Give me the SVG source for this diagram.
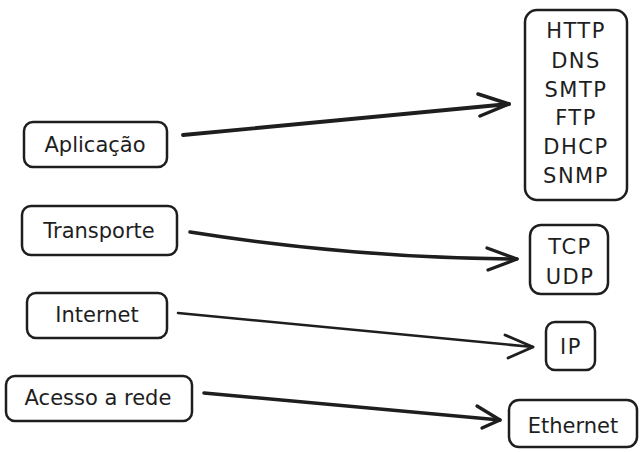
<svg xmlns="http://www.w3.org/2000/svg" width="642" height="452" viewBox="0 0 642 452">
<style>
.box{fill:#ffffff;stroke:#1e1e1e;stroke-width:2.5}
.lbl{font-family:"DejaVu Sans","Liberation Sans",sans-serif;font-size:21px;fill:#1e1e1e;text-anchor:middle}
.caps{letter-spacing:1.5px}
.edge{fill:none;stroke:#1e1e1e;stroke-linecap:round;stroke-linejoin:round}
</style>
<rect width="642" height="452" fill="#ffffff"/>
<g id="node-aplicacao"><rect class="box" x="24" y="122" width="143" height="45" rx="9"/><text class="lbl" x="95" y="152">Aplicação</text></g>
<g id="node-transporte"><rect class="box" x="22" y="206" width="155" height="49" rx="9"/><text class="lbl" x="99" y="238">Transporte</text></g>
<g id="node-internet"><rect class="box" x="27" y="293" width="140" height="45" rx="9"/><text class="lbl" x="97" y="322">Internet</text></g>
<g id="node-acesso"><rect class="box" x="6" y="376" width="186" height="45" rx="9"/><text class="lbl" x="98" y="405">Acesso a rede</text></g>
<g id="node-app-protocols"><rect class="box" x="525" y="10" width="102" height="190" rx="12"/>
<text class="lbl caps" x="576" y="38">HTTP</text>
<text class="lbl caps" x="576" y="68">DNS</text>
<text class="lbl caps" x="576" y="97">SMTP</text>
<text class="lbl caps" x="576" y="125">FTP</text>
<text class="lbl caps" x="576" y="154">DHCP</text>
<text class="lbl caps" x="576" y="183">SNMP</text></g>
<g id="node-tcp-udp"><rect class="box" x="530" y="225" width="78" height="69" rx="11"/>
<text class="lbl caps" x="570" y="254">TCP</text>
<text class="lbl caps" x="570" y="284">UDP</text></g>
<g id="node-ip"><rect class="box" x="546" y="322" width="49" height="48" rx="9"/><text class="lbl caps" x="571" y="354">IP</text></g>
<g id="node-ethernet"><rect class="box" x="509" y="400" width="128" height="47" rx="10"/><text class="lbl" x="573" y="433">Ethernet</text></g>
<g id="connectors">
<path class="edge" stroke-width="3.8" d="M183 135 L509 104"/>
<path class="edge" stroke-width="3.5" d="M478 94 L509 104 L480 116"/>
<path class="edge" stroke-width="3.5" d="M190 232 Q354 258 517 259"/>
<path class="edge" stroke-width="3.3" d="M487 248 L517 259 L488 270"/>
<path class="edge" stroke-width="2.6" d="M178 313 L533 347"/>
<path class="edge" stroke-width="2.8" d="M505 335 L533 347 L508 358"/>
<path class="edge" stroke-width="3.5" d="M204 393 L500 420"/>
<path class="edge" stroke-width="3.3" d="M477 406 L500 420 L482 428"/>
</g>
</svg>
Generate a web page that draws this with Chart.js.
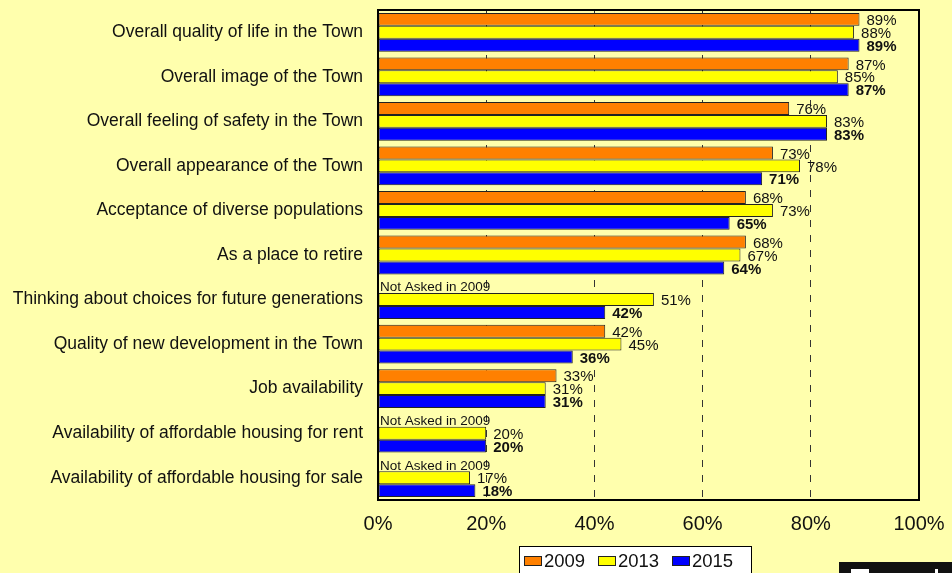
<!DOCTYPE html>
<html>
<head>
<meta charset="utf-8">
<script src="https://cdn.jsdelivr.net/npm/chart.js@4.4.0/dist/chart.umd.min.js"></script>
<style>
html,body{margin:0;padding:0;background:#FFFFAD;}
#wrap{width:952px;height:573px;position:relative;}
</style>
</head>
<body>
<div id="wrap"><canvas id="c" width="952" height="573"></canvas></div>
<script>
const categories = [
  "Overall quality of life in the Town",
  "Overall image of the Town",
  "Overall feeling of safety in the Town",
  "Overall appearance of the Town",
  "Acceptance of diverse populations",
  "As a place to retire",
  "Thinking about choices for future generations",
  "Quality of new development in the Town",
  "Job availability",
  "Availability of affordable housing for rent",
  "Availability of affordable housing for sale"
];
const seriesNames = ["2009", "2013", "2015"];
const values2009 = [89, 87, 76, 73, 68, 68, null, 42, 33, null, null];
const values2013 = [88, 85, 83, 78, 73, 67, 51, 45, 31, 20, 17];
const values2015 = [89, 87, 83, 71, 65, 64, 42, 36, 31, 20, 18];
const xTicks = [0, 20, 40, 60, 80, 100];
const notAskedText = "Not Asked in 2009";

const colors = ["#FF8000", "#FFFF00", "#0000FF"];
const FONT = "'Liberation Sans', Arial, sans-serif";

const labelPlugin = {
  id: 'labels',
  afterDatasetsDraw(chart) {
    const ctx = chart.ctx;
    const xs = chart.scales.x;
    ctx.save();
    ctx.textBaseline = 'middle';
    ctx.textAlign = 'left';
    ctx.fillStyle = '#111';
    chart.data.datasets.forEach((ds, di) => {
      const meta = chart.getDatasetMeta(di);
      meta.data.forEach((el, i) => {
        const v = ds.data[i];
        if (v === null) return;
        ctx.font = (di === 2 ? 'bold ' : '') + '15px ' + FONT;
        ctx.fillText(v + '%', el.x + 7, el.y + 1.5);
      });
    });
    const m1 = chart.getDatasetMeta(1);
    ctx.font = '13.5px ' + FONT;
    values2009.forEach((v, i) => {
      if (v === null) {
        const el = m1.data[i];
        ctx.fillText(notAskedText, xs.getPixelForValue(0) + 2, el.y - el.height + 1);
      }
    });
    const a = chart.chartArea;
    ctx.strokeStyle = '#000';
    ctx.lineWidth = 2;
    ctx.strokeRect(a.left, a.top, a.right - a.left, a.bottom - a.top);
    ctx.restore();
  },
  afterDraw(chart) {
    const ctx = chart.ctx;
    ctx.save();
    ctx.fillStyle = '#fff';
    ctx.fillRect(519, 546, 232, 30);
    ctx.strokeStyle = '#000';
    ctx.lineWidth = 1;
    ctx.strokeRect(519.5, 546.5, 232, 30);
    const sx = [524, 598, 672];
    ctx.font = '18.5px ' + FONT;
    ctx.textBaseline = 'middle';
    ctx.textAlign = 'left';
    seriesNames.forEach((n, k) => {
      ctx.fillStyle = colors[k];
      ctx.fillRect(sx[k], 556, 17, 9);
      ctx.strokeStyle = '#222';
      ctx.strokeRect(sx[k] + 0.5, 556.5, 17, 9);
      ctx.fillStyle = '#111';
      ctx.fillText(n, sx[k] + 20, 562);
    });
    ctx.fillStyle = '#111';
    ctx.fillRect(839, 562, 113, 11);
    ctx.fillStyle = '#fff';
    ctx.fillRect(851, 569, 18, 4);
    ctx.fillRect(935, 569, 3, 4);
    ctx.restore();
  }
};

new Chart(document.getElementById('c'), {
  type: 'bar',
  data: {
    labels: categories,
    datasets: [values2009, values2013, values2015].map((d, k) => ({
      label: seriesNames[k],
      data: d,
      backgroundColor: colors[k],
      borderColor: '#222',
      borderWidth: 1,
      borderSkipped: false,
      categoryPercentage: 0.87,
      barPercentage: 1.0
    }))
  },
  options: {
    indexAxis: 'y',
    responsive: false,
    animation: false,
    devicePixelRatio: 1,
    layout: { padding: { left: 0, right: 33, top: 10, bottom: 0 } },
    plugins: { legend: { display: false }, tooltip: { enabled: false } },
    scales: {
      x: {
        min: 0, max: 100,
        afterBuildTicks(s) { s.ticks = xTicks.map(v => ({ value: v })); },
        afterFit(s) { s.height = 73; s.paddingLeft = 0; s.paddingRight = 0; s.paddingTop = 0; s.paddingBottom = 0; },
        ticks: {
          callback: v => v + '%',
          font: { family: FONT, size: 20 },
          color: '#111',
          padding: 12,
          maxRotation: 0
        },
        grid: {
          drawTicks: false,
          color: ctx => (ctx.tick && (ctx.tick.value === 0 || ctx.tick.value === 100)) ? 'rgba(0,0,0,0)' : '#333',
          lineWidth: 1
        },
        border: { display: false, dash: [7, 8] }
      },
      y: {
        afterFit(s) { s.width = 378; s.paddingLeft = 0; s.paddingRight = 0; s.paddingTop = 0; s.paddingBottom = 0; },
        ticks: {
          font: { family: FONT, size: 17.5 },
          color: '#111',
          padding: 15
        },
        grid: { display: false, drawTicks: false },
        border: { display: false }
      }
    }
  },
  plugins: [labelPlugin]
});
</script>
</body>
</html>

STATED EXERCISE:
Find each line that has the word "this", then copy it out.

TASK RESULT:
Give me the SVG source for this diagram.
Generate a web page that draws this with Chart.js.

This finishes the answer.